◆ **Information shown**

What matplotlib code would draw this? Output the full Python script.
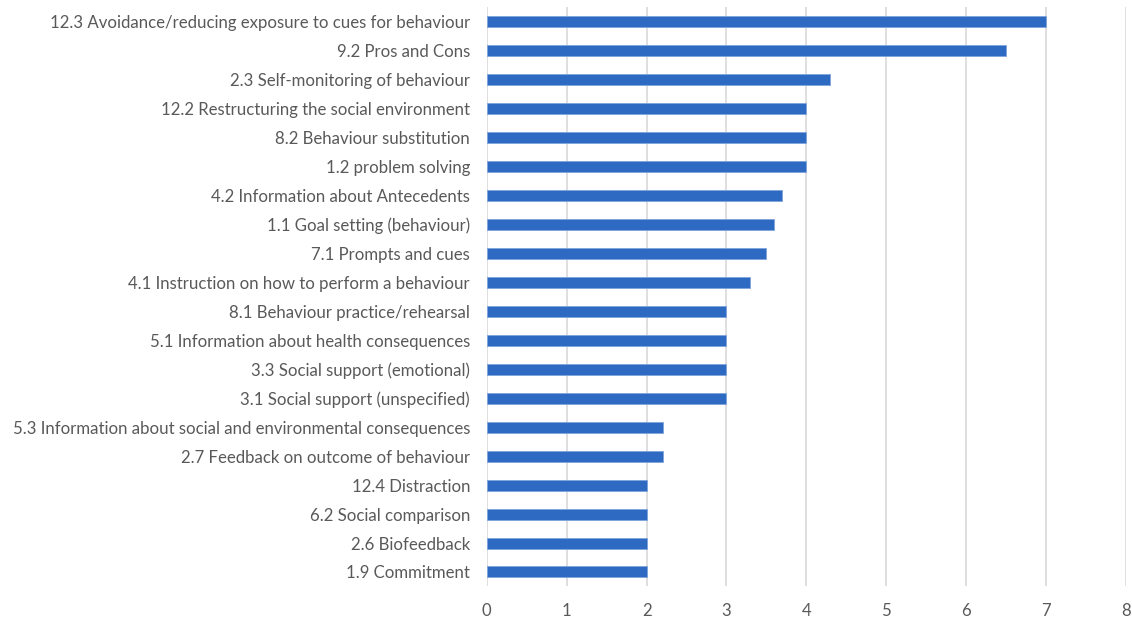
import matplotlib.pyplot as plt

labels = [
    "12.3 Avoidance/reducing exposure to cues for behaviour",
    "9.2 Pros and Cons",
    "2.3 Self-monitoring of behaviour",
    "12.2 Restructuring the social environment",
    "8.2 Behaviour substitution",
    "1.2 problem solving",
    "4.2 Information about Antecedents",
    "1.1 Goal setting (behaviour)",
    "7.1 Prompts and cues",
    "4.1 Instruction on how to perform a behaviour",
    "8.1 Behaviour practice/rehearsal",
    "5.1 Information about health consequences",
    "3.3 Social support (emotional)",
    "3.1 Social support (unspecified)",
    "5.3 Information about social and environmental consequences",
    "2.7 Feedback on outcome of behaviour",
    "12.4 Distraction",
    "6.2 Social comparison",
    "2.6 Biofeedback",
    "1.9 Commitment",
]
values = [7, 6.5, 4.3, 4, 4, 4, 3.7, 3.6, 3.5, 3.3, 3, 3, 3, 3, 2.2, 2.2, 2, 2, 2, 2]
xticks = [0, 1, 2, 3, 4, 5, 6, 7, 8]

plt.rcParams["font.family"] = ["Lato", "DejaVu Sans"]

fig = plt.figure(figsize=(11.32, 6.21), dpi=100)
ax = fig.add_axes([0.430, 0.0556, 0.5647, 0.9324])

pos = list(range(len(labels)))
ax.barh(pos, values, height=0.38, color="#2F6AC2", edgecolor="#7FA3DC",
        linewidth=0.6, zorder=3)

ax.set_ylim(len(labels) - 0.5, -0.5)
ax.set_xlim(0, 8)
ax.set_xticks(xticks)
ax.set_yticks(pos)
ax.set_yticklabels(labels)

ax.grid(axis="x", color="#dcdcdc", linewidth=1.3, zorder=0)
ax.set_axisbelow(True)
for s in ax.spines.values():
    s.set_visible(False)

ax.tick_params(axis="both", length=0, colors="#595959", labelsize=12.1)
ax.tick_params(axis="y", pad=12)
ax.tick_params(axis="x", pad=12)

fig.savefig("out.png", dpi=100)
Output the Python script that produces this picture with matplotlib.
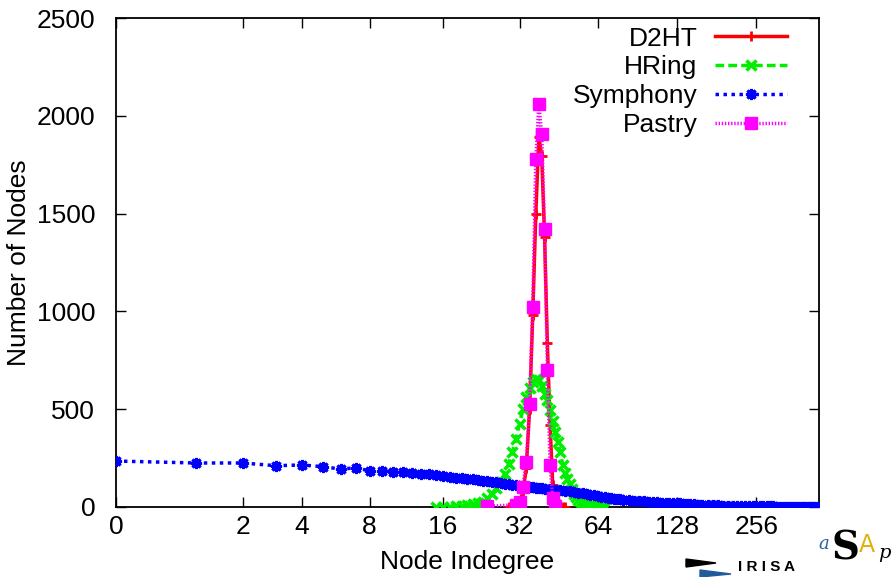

◆ **Objective**
Transcribe every line from the records above without alteration, and leave out the images.

◆ **Task answer**
What matplotlib code would draw this? Output the full Python script.
import matplotlib.pyplot as plt

labels = [
    "12.3 Avoidance/reducing exposure to cues for behaviour",
    "9.2 Pros and Cons",
    "2.3 Self-monitoring of behaviour",
    "12.2 Restructuring the social environment",
    "8.2 Behaviour substitution",
    "1.2 problem solving",
    "4.2 Information about Antecedents",
    "1.1 Goal setting (behaviour)",
    "7.1 Prompts and cues",
    "4.1 Instruction on how to perform a behaviour",
    "8.1 Behaviour practice/rehearsal",
    "5.1 Information about health consequences",
    "3.3 Social support (emotional)",
    "3.1 Social support (unspecified)",
    "5.3 Information about social and environmental consequences",
    "2.7 Feedback on outcome of behaviour",
    "12.4 Distraction",
    "6.2 Social comparison",
    "2.6 Biofeedback",
    "1.9 Commitment",
]
values = [7, 6.5, 4.3, 4, 4, 4, 3.7, 3.6, 3.5, 3.3, 3, 3, 3, 3, 2.2, 2.2, 2, 2, 2, 2]
xticks = [0, 1, 2, 3, 4, 5, 6, 7, 8]

plt.rcParams["font.family"] = ["Lato", "DejaVu Sans"]

fig = plt.figure(figsize=(11.32, 6.21), dpi=100)
ax = fig.add_axes([0.430, 0.0556, 0.5647, 0.9324])

pos = list(range(len(labels)))
ax.barh(pos, values, height=0.38, color="#2F6AC2", edgecolor="#7FA3DC",
        linewidth=0.6, zorder=3)

ax.set_ylim(len(labels) - 0.5, -0.5)
ax.set_xlim(0, 8)
ax.set_xticks(xticks)
ax.set_yticks(pos)
ax.set_yticklabels(labels)

ax.grid(axis="x", color="#dcdcdc", linewidth=1.3, zorder=0)
ax.set_axisbelow(True)
for s in ax.spines.values():
    s.set_visible(False)

ax.tick_params(axis="both", length=0, colors="#595959", labelsize=12.1)
ax.tick_params(axis="y", pad=12)
ax.tick_params(axis="x", pad=12)

fig.savefig("out.png", dpi=100)
Output the Python script that produces this picture with matplotlib.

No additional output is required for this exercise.